In other news, since this is crimenotes I'm responging to, The Daily Show had a fabulous bit last night about John Roberts being opposed by both the far-right and far-left. Likened that ad that made it seem he was pro-abortion-clinic-violence to: "If you, in 1982, bought 'Thriller'...you support child molestation." Brilliant parody. Thought you'd enjoy, see ya back here sometime soon.
It would have been great if St. John ended the book with a detailed account of that Orange Bowl. I think he just ran out of steam.
Interesting -- I'd like to read the St. John book (Chronicle of Higher Education called it, "the greatest book ever written about college sports," or something like that). The thing is, though, I generally find SEC fans -- and Alabamans in particular -- contemptible, moderately frightening, and, at best, poorly behaved. I suspect this book would only reinforce those feelings. What's missing is the purer, more elemental love, which tends not to be fueled by Jack Daniels and chew. I sound incredibly self-righteous, I know. But I firmly believe that the difference between college football fans is proof positive that evolution is real. Fuck intelligent design. Who's going to argue that Tennessee fans are anything other than loathsome brutes?
We all better hope the bride and groom witness a victory that day -- you'd hate to see the lovely bride, resplendent in silk and tulle, go red-faced and hurl expletives at a T.V.
There's a lot of pure, elemental love displayed by the fans in the book, and by St. John himself. I ended up with more respect for the Alabama fans than I had when I went in. Plus, they hate Tennessee more than anything, which works for me. Tennessee is squarely in my top three most hated programs.
I also wanted to add something about my colleague's unverifiable theory. I tend to agree that sports serve as a harmless outlet for all of our baser instincts. Hatred certainly being high on that list.

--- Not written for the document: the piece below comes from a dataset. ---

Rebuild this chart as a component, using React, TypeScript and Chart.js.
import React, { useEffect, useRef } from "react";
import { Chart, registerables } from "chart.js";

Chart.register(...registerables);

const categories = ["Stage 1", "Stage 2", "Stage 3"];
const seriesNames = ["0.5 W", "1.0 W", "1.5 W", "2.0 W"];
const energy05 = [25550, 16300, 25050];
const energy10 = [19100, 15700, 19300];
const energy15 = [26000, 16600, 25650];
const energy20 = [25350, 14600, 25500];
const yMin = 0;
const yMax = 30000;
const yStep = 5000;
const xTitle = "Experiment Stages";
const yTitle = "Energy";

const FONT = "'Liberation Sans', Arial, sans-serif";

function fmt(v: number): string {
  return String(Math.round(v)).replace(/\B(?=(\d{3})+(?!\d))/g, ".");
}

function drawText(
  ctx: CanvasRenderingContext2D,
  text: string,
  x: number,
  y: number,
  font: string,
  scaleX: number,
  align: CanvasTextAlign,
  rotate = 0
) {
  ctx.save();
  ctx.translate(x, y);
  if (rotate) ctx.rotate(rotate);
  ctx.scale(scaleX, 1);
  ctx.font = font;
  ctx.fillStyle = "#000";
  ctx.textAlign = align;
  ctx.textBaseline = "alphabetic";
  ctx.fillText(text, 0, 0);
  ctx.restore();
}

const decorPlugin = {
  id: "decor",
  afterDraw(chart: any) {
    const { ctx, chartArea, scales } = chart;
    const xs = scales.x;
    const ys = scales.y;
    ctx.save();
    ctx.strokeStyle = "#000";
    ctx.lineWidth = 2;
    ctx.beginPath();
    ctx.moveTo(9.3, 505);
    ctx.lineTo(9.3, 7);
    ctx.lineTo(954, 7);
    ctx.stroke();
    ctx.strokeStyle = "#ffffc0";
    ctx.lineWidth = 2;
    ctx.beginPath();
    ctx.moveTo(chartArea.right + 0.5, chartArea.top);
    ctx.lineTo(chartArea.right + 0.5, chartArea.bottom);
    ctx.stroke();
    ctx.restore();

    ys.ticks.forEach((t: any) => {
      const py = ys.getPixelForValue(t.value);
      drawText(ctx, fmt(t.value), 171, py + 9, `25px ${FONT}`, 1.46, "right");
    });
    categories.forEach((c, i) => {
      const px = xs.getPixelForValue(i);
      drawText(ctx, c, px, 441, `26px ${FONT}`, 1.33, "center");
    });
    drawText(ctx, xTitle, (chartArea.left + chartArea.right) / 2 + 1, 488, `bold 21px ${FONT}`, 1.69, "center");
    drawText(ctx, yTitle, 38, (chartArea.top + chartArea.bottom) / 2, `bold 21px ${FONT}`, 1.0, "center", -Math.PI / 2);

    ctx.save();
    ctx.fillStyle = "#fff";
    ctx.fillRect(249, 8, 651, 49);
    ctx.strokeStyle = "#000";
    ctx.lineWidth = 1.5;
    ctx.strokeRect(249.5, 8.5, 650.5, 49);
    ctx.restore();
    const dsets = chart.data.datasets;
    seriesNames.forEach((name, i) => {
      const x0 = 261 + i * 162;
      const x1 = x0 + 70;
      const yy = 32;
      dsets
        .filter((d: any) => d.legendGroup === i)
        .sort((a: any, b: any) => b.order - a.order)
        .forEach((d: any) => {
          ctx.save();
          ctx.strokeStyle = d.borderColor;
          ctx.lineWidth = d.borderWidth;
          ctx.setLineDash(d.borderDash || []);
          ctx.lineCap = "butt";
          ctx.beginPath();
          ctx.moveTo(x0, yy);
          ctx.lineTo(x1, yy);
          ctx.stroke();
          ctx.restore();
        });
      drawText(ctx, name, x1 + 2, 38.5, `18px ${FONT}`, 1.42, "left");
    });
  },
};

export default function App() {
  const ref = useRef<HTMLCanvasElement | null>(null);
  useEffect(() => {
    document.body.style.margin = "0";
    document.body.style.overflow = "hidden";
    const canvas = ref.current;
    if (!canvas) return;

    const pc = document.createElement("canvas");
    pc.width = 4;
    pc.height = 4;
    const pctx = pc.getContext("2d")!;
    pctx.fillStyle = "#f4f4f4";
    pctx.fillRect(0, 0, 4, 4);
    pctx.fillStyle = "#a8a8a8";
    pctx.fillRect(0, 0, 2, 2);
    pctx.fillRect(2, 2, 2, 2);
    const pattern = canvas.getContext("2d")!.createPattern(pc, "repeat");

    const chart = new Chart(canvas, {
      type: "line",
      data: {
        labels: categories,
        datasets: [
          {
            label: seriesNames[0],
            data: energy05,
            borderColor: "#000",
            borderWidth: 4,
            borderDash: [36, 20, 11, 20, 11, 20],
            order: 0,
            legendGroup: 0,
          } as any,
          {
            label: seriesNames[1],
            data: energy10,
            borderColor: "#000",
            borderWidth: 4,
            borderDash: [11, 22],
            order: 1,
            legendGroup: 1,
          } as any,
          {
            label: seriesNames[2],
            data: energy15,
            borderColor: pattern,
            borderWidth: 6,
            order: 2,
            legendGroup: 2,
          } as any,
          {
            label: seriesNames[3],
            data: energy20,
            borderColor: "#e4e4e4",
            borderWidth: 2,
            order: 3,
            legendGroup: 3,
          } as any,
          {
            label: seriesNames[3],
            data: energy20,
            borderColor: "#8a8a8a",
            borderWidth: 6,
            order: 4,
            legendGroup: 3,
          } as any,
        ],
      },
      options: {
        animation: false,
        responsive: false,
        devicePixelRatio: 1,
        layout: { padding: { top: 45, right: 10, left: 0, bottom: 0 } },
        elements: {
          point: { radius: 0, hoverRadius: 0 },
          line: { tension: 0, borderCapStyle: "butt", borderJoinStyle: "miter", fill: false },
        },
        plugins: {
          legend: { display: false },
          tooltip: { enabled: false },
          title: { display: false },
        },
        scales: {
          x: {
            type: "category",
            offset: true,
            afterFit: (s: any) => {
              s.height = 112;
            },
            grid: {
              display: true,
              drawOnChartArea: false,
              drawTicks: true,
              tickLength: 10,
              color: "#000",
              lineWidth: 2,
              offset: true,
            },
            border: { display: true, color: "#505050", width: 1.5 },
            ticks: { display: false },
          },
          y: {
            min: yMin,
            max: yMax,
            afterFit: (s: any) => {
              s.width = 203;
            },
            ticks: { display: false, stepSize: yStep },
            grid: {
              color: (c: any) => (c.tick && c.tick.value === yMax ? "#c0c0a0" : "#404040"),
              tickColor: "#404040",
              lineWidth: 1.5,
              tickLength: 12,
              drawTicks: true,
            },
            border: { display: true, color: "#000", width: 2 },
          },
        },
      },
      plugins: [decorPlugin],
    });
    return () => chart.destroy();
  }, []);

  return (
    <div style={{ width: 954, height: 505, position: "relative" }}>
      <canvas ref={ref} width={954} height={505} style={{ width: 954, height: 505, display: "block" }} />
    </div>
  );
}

I think what made me realize this was my freshman year in college, when I became a hockey fan. First by attending games at Yost, but also by sort of harmlessly (so I thought) joined my Detroit-based friends in rooting on the Red Wings. When I saw Claude Lemieux assault Kris Draper, and the Avalanche go on to beat the Wings ... well, I knew. Any team that can, on the cusp of the championship, lose to a team from Denver and leave me feeling like I've had the wind knocked out of me, well, that's MY team. It's pathological, I konw. And yet, that was what made me a Red Wings fan. Of course, it seems all too wrong that my fandom was rewarded shortly after, which is why I can't take them too seriously anymore.
Actually, watching that game with a bunch of friends you haven't seen in a while sounds pretty fun. I say this as someone who spent two Saturdays last fall at weddings of people with whom I shared no college ties. I was going bonkers during the Michigan State game as Michigan started to come back. Then the local affiliate switched to the Washington State game. I also say this as someone who had to watch that game one year alone at the bar of a Chili's in in the Shenandoah Valley.